(Exercise instructions): Print all of the lines exactly. Any picture among them stays out.

(Data shown):
┌──
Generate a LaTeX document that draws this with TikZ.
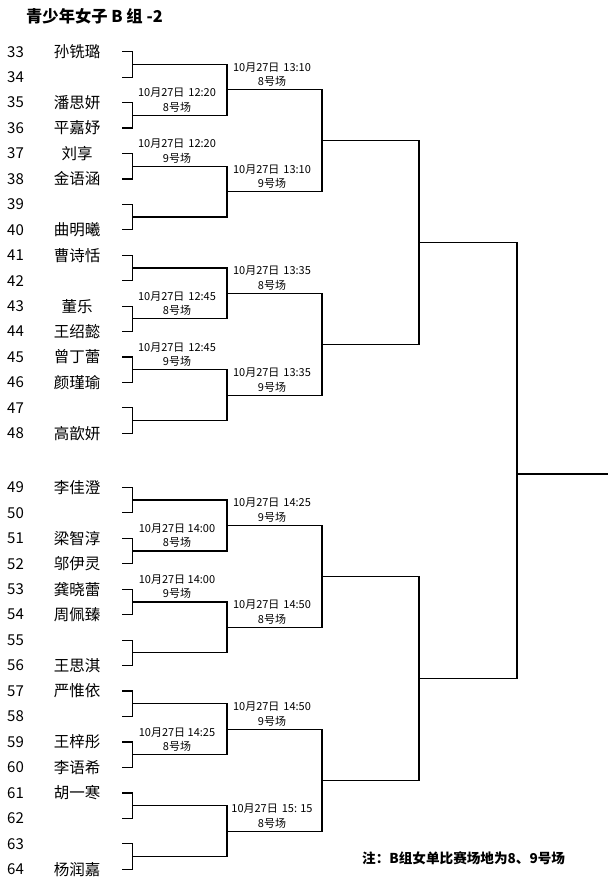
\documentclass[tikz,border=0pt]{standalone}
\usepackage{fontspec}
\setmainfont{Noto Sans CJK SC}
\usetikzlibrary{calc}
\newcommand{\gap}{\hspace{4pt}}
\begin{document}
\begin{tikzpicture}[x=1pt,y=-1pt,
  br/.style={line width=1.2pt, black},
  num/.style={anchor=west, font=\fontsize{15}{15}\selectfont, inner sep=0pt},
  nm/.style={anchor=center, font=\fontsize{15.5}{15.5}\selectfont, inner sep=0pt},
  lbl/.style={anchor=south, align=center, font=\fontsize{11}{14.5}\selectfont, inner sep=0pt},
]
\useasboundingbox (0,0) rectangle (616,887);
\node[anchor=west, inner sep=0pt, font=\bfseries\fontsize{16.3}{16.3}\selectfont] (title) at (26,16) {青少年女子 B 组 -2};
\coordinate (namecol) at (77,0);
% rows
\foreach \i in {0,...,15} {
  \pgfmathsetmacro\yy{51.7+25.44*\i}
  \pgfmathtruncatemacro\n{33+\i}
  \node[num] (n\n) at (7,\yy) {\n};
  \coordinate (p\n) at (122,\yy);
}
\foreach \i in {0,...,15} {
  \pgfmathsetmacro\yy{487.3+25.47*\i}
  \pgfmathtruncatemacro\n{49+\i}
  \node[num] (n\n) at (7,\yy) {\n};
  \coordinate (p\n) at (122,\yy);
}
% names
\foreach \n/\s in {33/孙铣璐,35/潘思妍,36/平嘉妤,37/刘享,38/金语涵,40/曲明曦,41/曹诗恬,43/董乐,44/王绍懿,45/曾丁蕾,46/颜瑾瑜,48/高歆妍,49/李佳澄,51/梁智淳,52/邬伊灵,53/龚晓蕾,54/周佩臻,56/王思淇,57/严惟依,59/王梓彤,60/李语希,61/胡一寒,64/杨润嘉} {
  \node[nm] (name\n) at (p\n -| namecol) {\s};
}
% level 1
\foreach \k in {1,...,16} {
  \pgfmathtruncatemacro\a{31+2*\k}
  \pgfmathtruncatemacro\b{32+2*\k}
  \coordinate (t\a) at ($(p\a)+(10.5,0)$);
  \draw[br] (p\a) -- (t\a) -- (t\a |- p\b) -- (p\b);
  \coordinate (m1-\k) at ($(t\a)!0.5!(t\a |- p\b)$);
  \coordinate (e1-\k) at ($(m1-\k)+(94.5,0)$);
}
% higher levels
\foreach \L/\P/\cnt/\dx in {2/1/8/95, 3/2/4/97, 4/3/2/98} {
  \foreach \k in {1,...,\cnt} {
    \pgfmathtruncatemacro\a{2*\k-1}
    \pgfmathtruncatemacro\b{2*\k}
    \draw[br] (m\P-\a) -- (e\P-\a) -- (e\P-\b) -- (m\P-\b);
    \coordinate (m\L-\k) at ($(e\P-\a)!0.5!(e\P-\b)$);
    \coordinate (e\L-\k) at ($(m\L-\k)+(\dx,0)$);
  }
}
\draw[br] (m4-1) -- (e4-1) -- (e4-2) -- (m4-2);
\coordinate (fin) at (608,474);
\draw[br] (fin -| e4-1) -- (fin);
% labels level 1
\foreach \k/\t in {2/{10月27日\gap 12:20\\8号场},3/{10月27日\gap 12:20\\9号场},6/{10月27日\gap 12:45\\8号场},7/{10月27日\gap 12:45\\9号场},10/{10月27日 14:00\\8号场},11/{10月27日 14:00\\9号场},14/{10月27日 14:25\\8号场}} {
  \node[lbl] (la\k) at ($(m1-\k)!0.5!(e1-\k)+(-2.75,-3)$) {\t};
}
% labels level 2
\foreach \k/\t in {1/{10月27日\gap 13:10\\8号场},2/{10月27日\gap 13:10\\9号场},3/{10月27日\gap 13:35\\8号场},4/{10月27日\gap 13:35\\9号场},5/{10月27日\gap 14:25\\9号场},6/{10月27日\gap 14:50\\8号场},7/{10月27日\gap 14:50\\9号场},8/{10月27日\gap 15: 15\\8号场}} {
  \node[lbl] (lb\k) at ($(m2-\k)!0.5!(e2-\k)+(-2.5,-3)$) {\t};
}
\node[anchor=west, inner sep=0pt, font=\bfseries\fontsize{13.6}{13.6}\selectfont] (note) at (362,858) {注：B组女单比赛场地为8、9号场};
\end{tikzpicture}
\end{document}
└──
(Written response):
Generate a LaTeX document that draws this with TikZ.
\documentclass[tikz,border=0pt]{standalone}
\usepackage{fontspec}
\setmainfont{Noto Sans CJK SC}
\usetikzlibrary{calc}
\newcommand{\gap}{\hspace{4pt}}
\begin{document}
\begin{tikzpicture}[x=1pt,y=-1pt,
  br/.style={line width=1.2pt, black},
  num/.style={anchor=west, font=\fontsize{15}{15}\selectfont, inner sep=0pt},
  nm/.style={anchor=center, font=\fontsize{15.5}{15.5}\selectfont, inner sep=0pt},
  lbl/.style={anchor=south, align=center, font=\fontsize{11}{14.5}\selectfont, inner sep=0pt},
]
\useasboundingbox (0,0) rectangle (616,887);
\node[anchor=west, inner sep=0pt, font=\bfseries\fontsize{16.3}{16.3}\selectfont] (title) at (26,16) {青少年女子 B 组 -2};
\coordinate (namecol) at (77,0);
% rows
\foreach \i in {0,...,15} {
  \pgfmathsetmacro\yy{51.7+25.44*\i}
  \pgfmathtruncatemacro\n{33+\i}
  \node[num] (n\n) at (7,\yy) {\n};
  \coordinate (p\n) at (122,\yy);
}
\foreach \i in {0,...,15} {
  \pgfmathsetmacro\yy{487.3+25.47*\i}
  \pgfmathtruncatemacro\n{49+\i}
  \node[num] (n\n) at (7,\yy) {\n};
  \coordinate (p\n) at (122,\yy);
}
% names
\foreach \n/\s in {33/孙铣璐,35/潘思妍,36/平嘉妤,37/刘享,38/金语涵,40/曲明曦,41/曹诗恬,43/董乐,44/王绍懿,45/曾丁蕾,46/颜瑾瑜,48/高歆妍,49/李佳澄,51/梁智淳,52/邬伊灵,53/龚晓蕾,54/周佩臻,56/王思淇,57/严惟依,59/王梓彤,60/李语希,61/胡一寒,64/杨润嘉} {
  \node[nm] (name\n) at (p\n -| namecol) {\s};
}
% level 1
\foreach \k in {1,...,16} {
  \pgfmathtruncatemacro\a{31+2*\k}
  \pgfmathtruncatemacro\b{32+2*\k}
  \coordinate (t\a) at ($(p\a)+(10.5,0)$);
  \draw[br] (p\a) -- (t\a) -- (t\a |- p\b) -- (p\b);
  \coordinate (m1-\k) at ($(t\a)!0.5!(t\a |- p\b)$);
  \coordinate (e1-\k) at ($(m1-\k)+(94.5,0)$);
}
% higher levels
\foreach \L/\P/\cnt/\dx in {2/1/8/95, 3/2/4/97, 4/3/2/98} {
  \foreach \k in {1,...,\cnt} {
    \pgfmathtruncatemacro\a{2*\k-1}
    \pgfmathtruncatemacro\b{2*\k}
    \draw[br] (m\P-\a) -- (e\P-\a) -- (e\P-\b) -- (m\P-\b);
    \coordinate (m\L-\k) at ($(e\P-\a)!0.5!(e\P-\b)$);
    \coordinate (e\L-\k) at ($(m\L-\k)+(\dx,0)$);
  }
}
\draw[br] (m4-1) -- (e4-1) -- (e4-2) -- (m4-2);
\coordinate (fin) at (608,474);
\draw[br] (fin -| e4-1) -- (fin);
% labels level 1
\foreach \k/\t in {2/{10月27日\gap 12:20\\8号场},3/{10月27日\gap 12:20\\9号场},6/{10月27日\gap 12:45\\8号场},7/{10月27日\gap 12:45\\9号场},10/{10月27日 14:00\\8号场},11/{10月27日 14:00\\9号场},14/{10月27日 14:25\\8号场}} {
  \node[lbl] (la\k) at ($(m1-\k)!0.5!(e1-\k)+(-2.75,-3)$) {\t};
}
% labels level 2
\foreach \k/\t in {1/{10月27日\gap 13:10\\8号场},2/{10月27日\gap 13:10\\9号场},3/{10月27日\gap 13:35\\8号场},4/{10月27日\gap 13:35\\9号场},5/{10月27日\gap 14:25\\9号场},6/{10月27日\gap 14:50\\8号场},7/{10月27日\gap 14:50\\9号场},8/{10月27日\gap 15: 15\\8号场}} {
  \node[lbl] (lb\k) at ($(m2-\k)!0.5!(e2-\k)+(-2.5,-3)$) {\t};
}
\node[anchor=west, inner sep=0pt, font=\bfseries\fontsize{13.6}{13.6}\selectfont] (note) at (362,858) {注：B组女单比赛场地为8、9号场};
\end{tikzpicture}
\end{document}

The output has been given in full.